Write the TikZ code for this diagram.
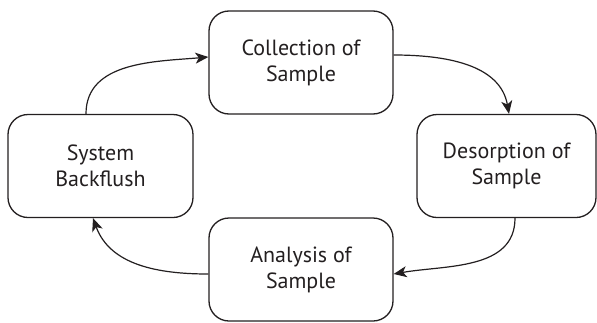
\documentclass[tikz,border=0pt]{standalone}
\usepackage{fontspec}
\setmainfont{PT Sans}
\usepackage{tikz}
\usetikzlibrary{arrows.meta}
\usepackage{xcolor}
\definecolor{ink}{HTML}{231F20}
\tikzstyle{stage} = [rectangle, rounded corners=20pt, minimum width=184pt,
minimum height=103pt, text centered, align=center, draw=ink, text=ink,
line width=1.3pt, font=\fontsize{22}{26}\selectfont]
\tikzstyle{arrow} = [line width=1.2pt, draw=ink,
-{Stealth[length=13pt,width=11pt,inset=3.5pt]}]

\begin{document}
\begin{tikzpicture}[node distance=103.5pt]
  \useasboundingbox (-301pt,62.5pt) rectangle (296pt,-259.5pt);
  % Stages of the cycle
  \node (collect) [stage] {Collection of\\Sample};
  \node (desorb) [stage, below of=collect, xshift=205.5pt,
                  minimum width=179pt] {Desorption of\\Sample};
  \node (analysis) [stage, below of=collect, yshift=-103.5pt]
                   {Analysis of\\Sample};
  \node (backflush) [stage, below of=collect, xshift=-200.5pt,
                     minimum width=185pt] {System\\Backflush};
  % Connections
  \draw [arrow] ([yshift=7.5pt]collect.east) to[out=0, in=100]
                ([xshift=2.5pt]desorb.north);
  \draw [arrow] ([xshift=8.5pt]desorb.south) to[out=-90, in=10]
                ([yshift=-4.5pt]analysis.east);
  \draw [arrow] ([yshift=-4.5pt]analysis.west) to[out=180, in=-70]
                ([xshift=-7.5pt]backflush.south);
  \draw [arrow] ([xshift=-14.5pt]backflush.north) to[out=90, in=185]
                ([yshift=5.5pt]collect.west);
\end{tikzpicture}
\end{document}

■ ■ ■ ■ ■ ■ ■

== Stated exercise ==
Produce an exact copy of each line of data, skipping embedded images.

== Task answer ==
Write the TikZ code for this diagram.
\documentclass[tikz,border=0pt]{standalone}
\usepackage{fontspec}
\setmainfont{PT Sans}
\usepackage{tikz}
\usetikzlibrary{arrows.meta}
\usepackage{xcolor}
\definecolor{ink}{HTML}{231F20}
\tikzstyle{stage} = [rectangle, rounded corners=20pt, minimum width=184pt,
minimum height=103pt, text centered, align=center, draw=ink, text=ink,
line width=1.3pt, font=\fontsize{22}{26}\selectfont]
\tikzstyle{arrow} = [line width=1.2pt, draw=ink,
-{Stealth[length=13pt,width=11pt,inset=3.5pt]}]

\begin{document}
\begin{tikzpicture}[node distance=103.5pt]
  \useasboundingbox (-301pt,62.5pt) rectangle (296pt,-259.5pt);
  % Stages of the cycle
  \node (collect) [stage] {Collection of\\Sample};
  \node (desorb) [stage, below of=collect, xshift=205.5pt,
                  minimum width=179pt] {Desorption of\\Sample};
  \node (analysis) [stage, below of=collect, yshift=-103.5pt]
                   {Analysis of\\Sample};
  \node (backflush) [stage, below of=collect, xshift=-200.5pt,
                     minimum width=185pt] {System\\Backflush};
  % Connections
  \draw [arrow] ([yshift=7.5pt]collect.east) to[out=0, in=100]
                ([xshift=2.5pt]desorb.north);
  \draw [arrow] ([xshift=8.5pt]desorb.south) to[out=-90, in=10]
                ([yshift=-4.5pt]analysis.east);
  \draw [arrow] ([yshift=-4.5pt]analysis.west) to[out=180, in=-70]
                ([xshift=-7.5pt]backflush.south);
  \draw [arrow] ([xshift=-14.5pt]backflush.north) to[out=90, in=185]
                ([yshift=5.5pt]collect.west);
\end{tikzpicture}
\end{document}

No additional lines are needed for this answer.